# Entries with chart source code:
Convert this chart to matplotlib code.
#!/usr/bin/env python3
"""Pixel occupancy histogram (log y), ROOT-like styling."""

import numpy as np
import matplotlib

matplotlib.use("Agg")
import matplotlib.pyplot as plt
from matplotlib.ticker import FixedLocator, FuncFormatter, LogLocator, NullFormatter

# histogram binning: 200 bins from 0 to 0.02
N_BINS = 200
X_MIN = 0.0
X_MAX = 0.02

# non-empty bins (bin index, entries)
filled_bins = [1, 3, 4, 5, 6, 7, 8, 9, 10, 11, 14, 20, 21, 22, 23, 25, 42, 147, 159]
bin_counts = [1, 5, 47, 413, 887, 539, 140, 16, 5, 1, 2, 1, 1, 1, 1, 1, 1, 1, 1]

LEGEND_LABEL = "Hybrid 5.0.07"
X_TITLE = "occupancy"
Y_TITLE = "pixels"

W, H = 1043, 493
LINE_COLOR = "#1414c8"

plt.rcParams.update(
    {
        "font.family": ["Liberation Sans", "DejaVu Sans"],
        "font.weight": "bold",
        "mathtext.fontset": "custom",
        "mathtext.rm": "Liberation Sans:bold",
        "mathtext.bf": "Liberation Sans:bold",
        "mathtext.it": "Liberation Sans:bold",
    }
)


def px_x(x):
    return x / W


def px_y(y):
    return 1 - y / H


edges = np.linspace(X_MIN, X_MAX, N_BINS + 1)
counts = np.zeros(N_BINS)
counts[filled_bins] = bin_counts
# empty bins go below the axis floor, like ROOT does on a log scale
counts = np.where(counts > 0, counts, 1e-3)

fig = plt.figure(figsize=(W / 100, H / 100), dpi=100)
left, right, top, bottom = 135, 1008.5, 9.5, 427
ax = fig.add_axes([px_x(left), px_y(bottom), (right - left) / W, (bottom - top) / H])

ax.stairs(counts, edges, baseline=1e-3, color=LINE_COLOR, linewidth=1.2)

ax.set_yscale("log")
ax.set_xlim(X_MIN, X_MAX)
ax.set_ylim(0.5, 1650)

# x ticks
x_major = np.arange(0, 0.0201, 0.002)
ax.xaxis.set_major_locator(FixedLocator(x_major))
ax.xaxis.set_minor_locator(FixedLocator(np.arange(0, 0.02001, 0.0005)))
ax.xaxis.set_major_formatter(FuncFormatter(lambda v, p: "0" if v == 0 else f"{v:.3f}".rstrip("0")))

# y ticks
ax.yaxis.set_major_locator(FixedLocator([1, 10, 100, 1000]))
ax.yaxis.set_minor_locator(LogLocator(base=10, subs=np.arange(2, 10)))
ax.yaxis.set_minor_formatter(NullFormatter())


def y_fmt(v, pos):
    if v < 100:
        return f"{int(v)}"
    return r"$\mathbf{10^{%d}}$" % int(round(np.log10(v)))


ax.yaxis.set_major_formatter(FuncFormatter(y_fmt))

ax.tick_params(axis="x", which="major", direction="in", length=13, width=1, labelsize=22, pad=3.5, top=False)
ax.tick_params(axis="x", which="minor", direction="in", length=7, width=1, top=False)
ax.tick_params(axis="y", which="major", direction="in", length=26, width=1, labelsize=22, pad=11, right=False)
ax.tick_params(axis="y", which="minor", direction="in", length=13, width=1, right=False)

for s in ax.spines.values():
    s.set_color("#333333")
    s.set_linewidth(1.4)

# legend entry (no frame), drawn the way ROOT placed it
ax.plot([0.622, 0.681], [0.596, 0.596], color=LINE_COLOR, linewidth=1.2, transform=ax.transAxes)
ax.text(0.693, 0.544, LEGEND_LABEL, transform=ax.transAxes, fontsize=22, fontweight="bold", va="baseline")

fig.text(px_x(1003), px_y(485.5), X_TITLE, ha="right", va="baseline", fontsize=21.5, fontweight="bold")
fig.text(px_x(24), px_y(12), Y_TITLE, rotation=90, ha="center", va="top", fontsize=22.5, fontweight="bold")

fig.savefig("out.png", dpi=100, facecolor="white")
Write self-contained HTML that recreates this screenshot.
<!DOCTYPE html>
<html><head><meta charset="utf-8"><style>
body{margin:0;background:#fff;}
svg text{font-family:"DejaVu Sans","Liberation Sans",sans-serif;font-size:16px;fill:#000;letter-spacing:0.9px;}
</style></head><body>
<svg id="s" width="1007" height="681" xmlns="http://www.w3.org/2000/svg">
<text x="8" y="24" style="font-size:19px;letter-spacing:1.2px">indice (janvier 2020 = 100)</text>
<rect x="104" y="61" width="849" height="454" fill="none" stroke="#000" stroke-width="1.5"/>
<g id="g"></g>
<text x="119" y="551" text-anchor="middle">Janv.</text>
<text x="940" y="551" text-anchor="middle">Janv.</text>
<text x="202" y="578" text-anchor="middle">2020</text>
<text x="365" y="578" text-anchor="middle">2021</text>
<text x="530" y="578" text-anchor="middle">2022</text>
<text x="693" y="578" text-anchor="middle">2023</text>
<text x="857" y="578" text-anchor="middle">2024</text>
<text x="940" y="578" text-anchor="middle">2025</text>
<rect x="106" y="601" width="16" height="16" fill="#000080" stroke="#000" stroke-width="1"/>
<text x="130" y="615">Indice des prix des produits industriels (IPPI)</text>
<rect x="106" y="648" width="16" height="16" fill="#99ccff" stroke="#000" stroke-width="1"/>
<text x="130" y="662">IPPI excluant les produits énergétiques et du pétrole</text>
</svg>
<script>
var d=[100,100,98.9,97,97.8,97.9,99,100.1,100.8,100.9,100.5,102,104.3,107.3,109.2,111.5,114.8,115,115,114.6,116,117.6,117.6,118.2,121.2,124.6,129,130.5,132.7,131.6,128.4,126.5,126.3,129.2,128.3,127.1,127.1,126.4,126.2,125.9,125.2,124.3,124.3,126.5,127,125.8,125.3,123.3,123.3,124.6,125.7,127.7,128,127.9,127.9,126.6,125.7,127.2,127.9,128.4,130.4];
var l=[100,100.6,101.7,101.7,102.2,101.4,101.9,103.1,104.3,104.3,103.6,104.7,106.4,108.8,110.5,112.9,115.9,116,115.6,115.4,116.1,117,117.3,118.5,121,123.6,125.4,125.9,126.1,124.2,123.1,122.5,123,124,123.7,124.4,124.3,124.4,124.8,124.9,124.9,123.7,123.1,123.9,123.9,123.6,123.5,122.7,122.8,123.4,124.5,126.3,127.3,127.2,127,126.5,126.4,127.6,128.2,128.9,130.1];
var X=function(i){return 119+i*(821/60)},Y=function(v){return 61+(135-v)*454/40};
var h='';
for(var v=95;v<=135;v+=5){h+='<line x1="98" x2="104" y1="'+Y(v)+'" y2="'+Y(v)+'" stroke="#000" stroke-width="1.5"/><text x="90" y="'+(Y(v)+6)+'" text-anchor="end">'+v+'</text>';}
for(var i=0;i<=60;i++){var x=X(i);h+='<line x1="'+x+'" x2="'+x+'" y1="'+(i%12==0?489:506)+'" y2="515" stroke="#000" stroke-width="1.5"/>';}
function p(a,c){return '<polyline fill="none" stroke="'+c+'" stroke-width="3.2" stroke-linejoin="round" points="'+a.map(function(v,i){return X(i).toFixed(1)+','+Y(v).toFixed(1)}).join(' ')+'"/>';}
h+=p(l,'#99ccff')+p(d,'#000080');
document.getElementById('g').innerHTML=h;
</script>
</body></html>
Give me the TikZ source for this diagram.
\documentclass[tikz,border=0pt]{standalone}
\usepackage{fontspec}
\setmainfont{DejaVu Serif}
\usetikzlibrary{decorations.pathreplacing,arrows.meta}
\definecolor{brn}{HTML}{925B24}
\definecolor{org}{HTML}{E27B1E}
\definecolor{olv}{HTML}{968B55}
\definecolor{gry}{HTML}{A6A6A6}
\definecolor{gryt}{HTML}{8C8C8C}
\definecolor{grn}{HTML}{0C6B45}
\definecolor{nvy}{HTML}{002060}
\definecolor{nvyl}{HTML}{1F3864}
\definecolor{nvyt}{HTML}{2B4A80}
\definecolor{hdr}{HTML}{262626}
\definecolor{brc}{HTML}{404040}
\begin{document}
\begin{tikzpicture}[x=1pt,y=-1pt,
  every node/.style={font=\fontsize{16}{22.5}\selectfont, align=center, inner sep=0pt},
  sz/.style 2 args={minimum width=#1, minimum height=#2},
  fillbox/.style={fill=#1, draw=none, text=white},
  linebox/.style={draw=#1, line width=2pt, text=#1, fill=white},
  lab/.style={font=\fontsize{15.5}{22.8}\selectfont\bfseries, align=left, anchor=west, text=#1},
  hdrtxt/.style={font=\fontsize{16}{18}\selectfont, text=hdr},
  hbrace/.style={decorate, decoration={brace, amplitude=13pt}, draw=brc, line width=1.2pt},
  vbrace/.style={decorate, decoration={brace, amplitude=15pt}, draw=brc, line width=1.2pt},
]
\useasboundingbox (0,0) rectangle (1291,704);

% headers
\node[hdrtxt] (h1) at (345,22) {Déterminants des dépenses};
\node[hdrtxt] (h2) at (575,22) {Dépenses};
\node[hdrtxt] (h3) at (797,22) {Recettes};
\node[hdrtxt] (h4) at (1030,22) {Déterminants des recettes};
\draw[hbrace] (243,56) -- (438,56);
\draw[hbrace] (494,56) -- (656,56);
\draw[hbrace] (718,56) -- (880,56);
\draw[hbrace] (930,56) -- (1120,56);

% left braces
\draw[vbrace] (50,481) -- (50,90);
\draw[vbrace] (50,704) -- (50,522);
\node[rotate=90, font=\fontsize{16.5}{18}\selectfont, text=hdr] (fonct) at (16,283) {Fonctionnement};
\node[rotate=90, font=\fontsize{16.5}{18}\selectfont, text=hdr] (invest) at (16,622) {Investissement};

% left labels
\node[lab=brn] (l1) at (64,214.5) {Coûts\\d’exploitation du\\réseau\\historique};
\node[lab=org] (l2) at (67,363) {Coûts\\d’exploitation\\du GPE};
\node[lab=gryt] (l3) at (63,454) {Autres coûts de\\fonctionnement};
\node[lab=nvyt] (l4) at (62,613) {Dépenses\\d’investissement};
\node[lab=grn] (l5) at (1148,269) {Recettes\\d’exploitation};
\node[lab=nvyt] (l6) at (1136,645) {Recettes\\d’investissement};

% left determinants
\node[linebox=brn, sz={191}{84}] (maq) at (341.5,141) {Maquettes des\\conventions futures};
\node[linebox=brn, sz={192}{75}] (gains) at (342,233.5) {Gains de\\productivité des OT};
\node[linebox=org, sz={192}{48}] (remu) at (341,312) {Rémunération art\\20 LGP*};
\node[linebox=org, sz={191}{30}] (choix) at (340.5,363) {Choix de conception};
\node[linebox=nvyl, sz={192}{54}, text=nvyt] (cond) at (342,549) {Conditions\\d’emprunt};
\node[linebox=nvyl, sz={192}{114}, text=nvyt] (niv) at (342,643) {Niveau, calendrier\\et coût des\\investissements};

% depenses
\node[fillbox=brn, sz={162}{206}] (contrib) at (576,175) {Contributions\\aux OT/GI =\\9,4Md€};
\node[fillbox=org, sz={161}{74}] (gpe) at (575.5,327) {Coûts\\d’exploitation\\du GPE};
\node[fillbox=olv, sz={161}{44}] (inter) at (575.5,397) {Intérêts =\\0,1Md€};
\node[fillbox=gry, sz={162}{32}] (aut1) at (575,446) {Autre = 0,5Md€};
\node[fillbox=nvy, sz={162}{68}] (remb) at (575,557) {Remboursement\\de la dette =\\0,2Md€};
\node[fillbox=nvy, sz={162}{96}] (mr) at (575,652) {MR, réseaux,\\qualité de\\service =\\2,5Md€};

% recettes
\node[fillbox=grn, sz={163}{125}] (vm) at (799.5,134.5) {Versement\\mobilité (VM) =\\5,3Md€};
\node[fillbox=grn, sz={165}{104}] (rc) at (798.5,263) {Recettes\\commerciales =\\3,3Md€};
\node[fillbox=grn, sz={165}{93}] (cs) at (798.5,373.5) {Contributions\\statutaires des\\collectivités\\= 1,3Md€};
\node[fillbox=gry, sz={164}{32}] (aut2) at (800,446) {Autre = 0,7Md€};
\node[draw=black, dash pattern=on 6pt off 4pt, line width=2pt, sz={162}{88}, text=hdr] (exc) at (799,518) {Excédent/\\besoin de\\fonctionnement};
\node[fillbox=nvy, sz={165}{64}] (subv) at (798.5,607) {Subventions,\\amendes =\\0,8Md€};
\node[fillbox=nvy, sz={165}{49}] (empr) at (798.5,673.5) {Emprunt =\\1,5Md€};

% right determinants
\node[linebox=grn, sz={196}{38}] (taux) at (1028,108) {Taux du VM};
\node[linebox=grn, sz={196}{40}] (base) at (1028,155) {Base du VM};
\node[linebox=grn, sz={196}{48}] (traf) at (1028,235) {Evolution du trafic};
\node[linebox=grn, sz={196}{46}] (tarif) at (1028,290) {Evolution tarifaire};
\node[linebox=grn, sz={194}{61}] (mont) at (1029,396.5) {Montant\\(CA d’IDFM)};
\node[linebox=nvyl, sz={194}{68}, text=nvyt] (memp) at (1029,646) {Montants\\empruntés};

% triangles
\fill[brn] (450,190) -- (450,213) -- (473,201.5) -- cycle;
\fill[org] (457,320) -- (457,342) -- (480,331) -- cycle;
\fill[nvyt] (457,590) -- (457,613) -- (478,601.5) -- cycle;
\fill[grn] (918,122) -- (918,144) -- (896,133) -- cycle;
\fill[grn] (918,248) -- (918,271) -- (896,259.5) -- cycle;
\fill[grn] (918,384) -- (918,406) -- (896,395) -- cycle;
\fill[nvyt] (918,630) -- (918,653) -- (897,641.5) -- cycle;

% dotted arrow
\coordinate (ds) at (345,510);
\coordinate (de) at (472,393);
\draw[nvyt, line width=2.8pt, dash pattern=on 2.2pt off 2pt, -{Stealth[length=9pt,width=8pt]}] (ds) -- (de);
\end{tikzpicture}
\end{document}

# What is asked:
Extract every line containing the string "this" from the data above.

# Finished exercise:
Convert this chart to matplotlib code.
Write self-contained HTML that recreates this screenshot.
Give me the TikZ source for this diagram.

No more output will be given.